Abstractions
Wow! That's all a person can say. Wow.
Yesterday I discovered that a class I wanted to take next term wasn't going to be offered next term but it was being offered this term and the class that I was taking this term WAS being offered next term so theoretically I could drop the class I'm currently taking and pick up the other class, even though it's two weeks into the term.
Whew.
The class I wanted to take was Advanced Calculus, and it sort of threw me when I found it wasn't offered. So I e-mailed the prof and sat in on the class today. My goodness, you just are amazed at what they were talking about.
The lecture was on ... oh I don't know. Really, I don't. Defining "unique", 1-to-1, and "onto." Proving that there is a countable set of real and rational numbers. Proving that there is a set of uncountable numbers (though no one knows where the set of countable numbers stops and the uncountables start). Just ridiculous stuff.

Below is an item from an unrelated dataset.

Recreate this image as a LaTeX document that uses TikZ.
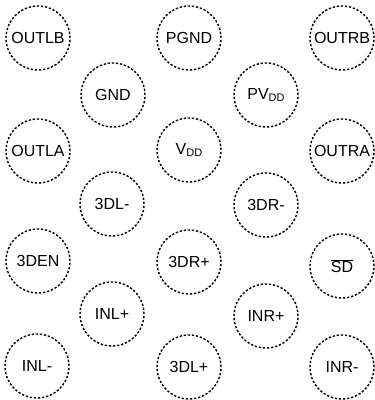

I'm glad I'm going into Statistics instead of Mathematics.


1 Comments:
Sounds about as confusing as the theory of relativity. Which states that all things are relaltive. That's easy to buy, but then you get into how that relates to the speed of light and that's not easy to understand. So you have two objects coming toward each other, the one traveling at the speed of light and the other traveling at, say, half the speed of light. So what is the relative speed these objects have to each other? One and a half times the speed of light? No. It's the speed of light, at least according to Einstein. His postulation is that nothing can move faster than the speed of light so therefore the relative speed cannot be more than the speed of light. Don't ask me to explain why, though.